Window tinting can be professionally applied to most existing windows. However, only specialist glaziers can retrofit double glazing to existing windows. While a combination of tinting and double glazing is a great option for passive cooling, it can be pricey, especially if you need to replace your windows.

  1. Shading

Shading your house from the sun is another great way to reduce heat gain and lower cooling costs. The more direct sun that your home absorbs, the more work needs to be done to cool the interior of the home. Shading the home means that the shade blocks or absorbs the heat before it reaches your windows, walls or roof.

Since windows are responsible for the most heat gain in a house, shading windows should be the first priority. There are a range of options for shading windows including eaves, pergolas, louvres, shade sails, and even plants.

Shading can also be used to minimise the force of the sun on east and west facing walls and the roof. When planning passive shading you want to carefully work out the summer sun angles to determine where shading will have the most value.

Strategic planting for shade is a great natural option for passively cooling the home. Deciduous trees, vines and shrubs are a great option for blocking out the sun in summer while letting light through in winter. Ground cover plants can also absorb heat, lower temperatures around the house and reduce glare and reflected heat.

  1. Update Insulation
Home Window Tinting Melbourne

Insulation is a vital component of any passive cooling project. Insulation creates a barrier to thermal transfer, capturing heat before it can enter the interior of the house.

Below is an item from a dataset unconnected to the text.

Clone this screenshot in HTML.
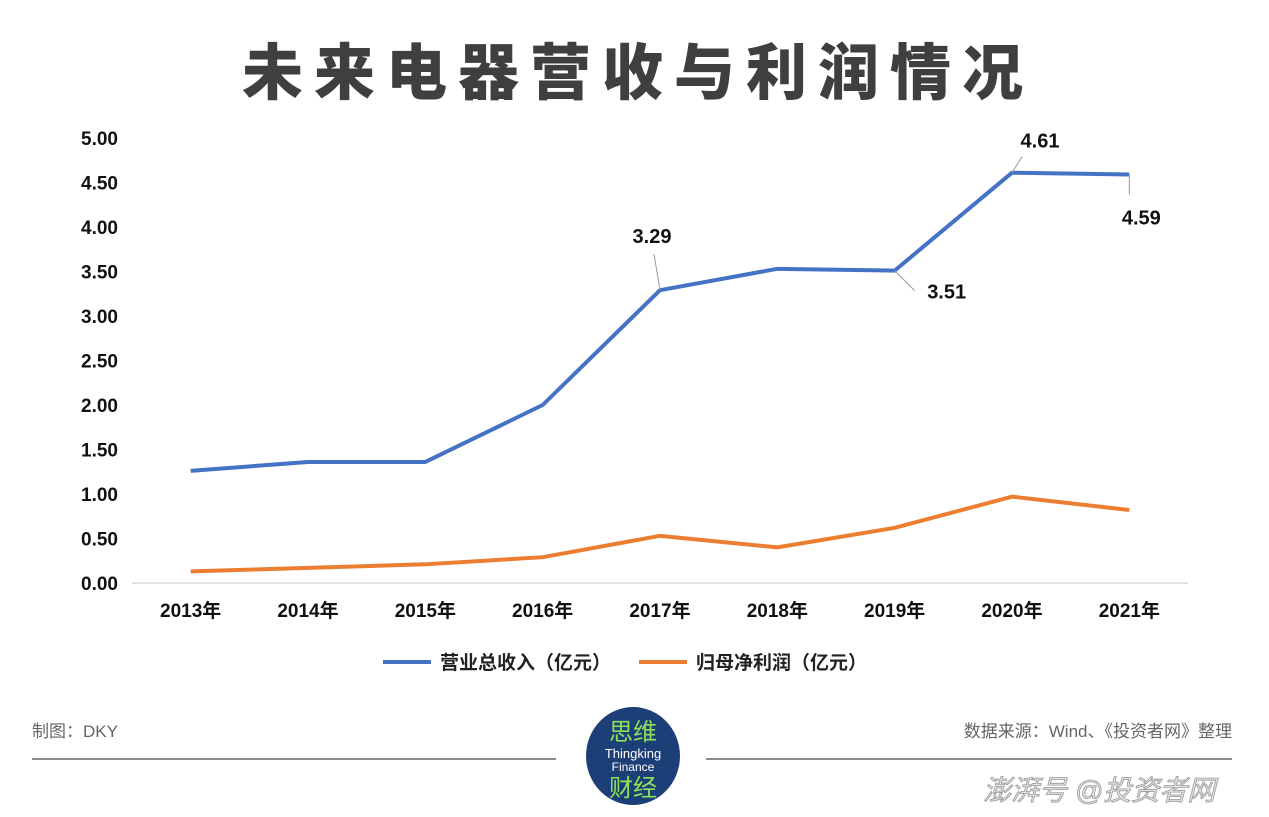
<!DOCTYPE html>
<html><head><meta charset="utf-8"><style>
body{margin:0;width:1269px;height:812px;background:#fff;overflow:hidden;font-family:"Liberation Sans","Noto Sans CJK SC",sans-serif;}
svg text{font-family:"Liberation Sans","Noto Sans CJK SC",sans-serif;}
</style></head><body>
<svg id="chart" width="1269" height="812">
<text x="638" y="94" text-anchor="middle" font-size="61" font-weight="900" fill="#3f3f3f" letter-spacing="11">未来电器营收与利润情况</text>
<g id="yaxis"></g><g id="xaxis"></g><g id="series"></g>
<g>
<line x1="383" y1="662" x2="431" y2="662" stroke="#4472c4" stroke-width="4"/>
<text x="440" y="669" font-size="19" font-weight="bold" fill="#222">营业总收入（亿元）</text>
<line x1="639" y1="662" x2="687" y2="662" stroke="#ed7d31" stroke-width="4"/>
<text x="696" y="669" font-size="19" font-weight="bold" fill="#222">归母净利润（亿元）</text>
</g>
<text x="32" y="737" font-size="17" fill="#666">制图：DKY</text>
<text x="1232" y="737" text-anchor="end" font-size="17" fill="#666">数据来源：Wind、《投资者网》整理</text>
<line x1="32" y1="759" x2="556" y2="759" stroke="#666" stroke-width="1.5"/>
<line x1="706" y1="759" x2="1232" y2="759" stroke="#666" stroke-width="1.5"/>
<g>
<ellipse cx="633" cy="756" rx="47" ry="49" fill="#1d3f78"/>
<text x="633" y="740" text-anchor="middle" font-size="24" fill="#8fe05a">思维</text>
<text x="633" y="758" text-anchor="middle" font-size="13" fill="#fff">Thingking</text>
<text x="633" y="771" text-anchor="middle" font-size="12" fill="#fff">Finance</text>
<text x="633" y="796" text-anchor="middle" font-size="24" fill="#8fe05a">财经</text>
</g>
<text x="983" y="800" font-size="28" font-style="italic" fill="#e4e4e4" stroke="#999" stroke-width="0.8">澎湃号 @投资者网</text>
</svg>
<script>
const categories=["2013年","2014年","2015年","2016年","2017年","2018年","2019年","2020年","2021年"];
const revenue=[1.26,1.36,1.36,2.00,3.29,3.53,3.51,4.61,4.59];
const profit=[0.13,0.17,0.21,0.29,0.53,0.40,0.62,0.97,0.82];
const yTicks=[0,0.5,1,1.5,2,2.5,3,3.5,4,4.5,5];
const NS="http://www.w3.org/2000/svg";
const L=132,R=1188,T=138,B=583;
const y=v=>B-(v/5)*(B-T);
const x=i=>L+(i+0.5)*(R-L)/categories.length;
function mk(tag,attrs,parent,text){const e=document.createElementNS(NS,tag);for(const k in attrs)e.setAttribute(k,attrs[k]);if(text!==undefined)e.textContent=text;parent.appendChild(e);return e;}
const ya=document.getElementById('yaxis'),xa=document.getElementById('xaxis'),sg=document.getElementById('series');
yTicks.forEach(t=>{const e=mk('text',{x:118,y:y(t)+7,'text-anchor':'end','font-size':19,'font-weight':'bold',fill:'#111'},ya,t.toFixed(2));

});
const ax=mk('line',{x1:L,y1:B,x2:R,y2:B,stroke:'#d9d9d9','stroke-width':1.5},xa);


categories.forEach((c,i)=>{const e=mk('text',{x:x(i),y:617,'text-anchor':'middle','font-size':19,'font-weight':'bold',fill:'#111'},xa,c);

});
function line(vals,color,name){const p=mk('polyline',{points:vals.map((v,i)=>x(i)+','+y(v)).join(' '),fill:'none',stroke:color,'stroke-width':4,'stroke-linejoin':'round'},sg);

}
line(revenue,'#4472c4','revenue-line');
line(profit,'#ed7d31','profit-line');
const labels=[[4,-6,-36,-8,-47],[6,20,20,52,28],[7,10,-16,28,-25],[8,0,20,12,50]];
labels.forEach(([i,dx,dy,tx,ty])=>{const px=x(i),py=y(revenue[i]);
const l=mk('line',{x1:px,y1:py,x2:px+dx,y2:py+dy,stroke:'#999','stroke-width':1},sg);


const t=mk('text',{x:px+tx,y:py+ty,'text-anchor':'middle','font-size':20,'font-weight':'bold',fill:'#111'},sg,revenue[i].toFixed(2));

});
</script>
</body></html>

Quality insulation will significantly lower heat gain, reducing the need for air conditioning to cool the home.

If your home has old insulation, it might be worth updating it for maximum benefits. Have an insulation professional assess your property to determine the type, amount and placement of insulation that is best suited to your type of home, as well as your location and climate.

  1. Ventilation

Natural air movement is an essential part of passive cooling. Channeling natural breezes through the house can help to dissipate heat by removing stagnant air and reducing humidity.

While good ventilation should be factored in at the house’s design stage, it can be enhanced in existing properties through the strategic use of doors, windows, skylights, louvres, vents and ceiling fans.

Natural ventilation works best when coordinated with the weather. You should minimise outside ventilation during the hottest parts of the day and try to maximise ventilation at night when the outside air is coolest. This can help to dissipate the heat that has been absorbed during the day and prevent the build-up of heat over multiple hot days.

  1. Natural Evaporative Cooling

As water evaporates, it absorbs heat and cools the air. Strategic placement of water features like ponds, fountains or misting sprays can help to cool the air around and inside your house. Combining water features with the breeze creates a natural air conditioning effect where the air is cooled as it passes through the evaporating water. This technique works best in low humidity areas. When using this technique, it’s worth considering how you’re going to source the water to ensure you don’t end up wasting water.

Passive cooling is a great way to keep your home cool in summer, save money on your power bills and reduce your home’s carbon footprint. With a little creative planning, you can reduce reliance on your air conditioning while keeping your home cool all summer.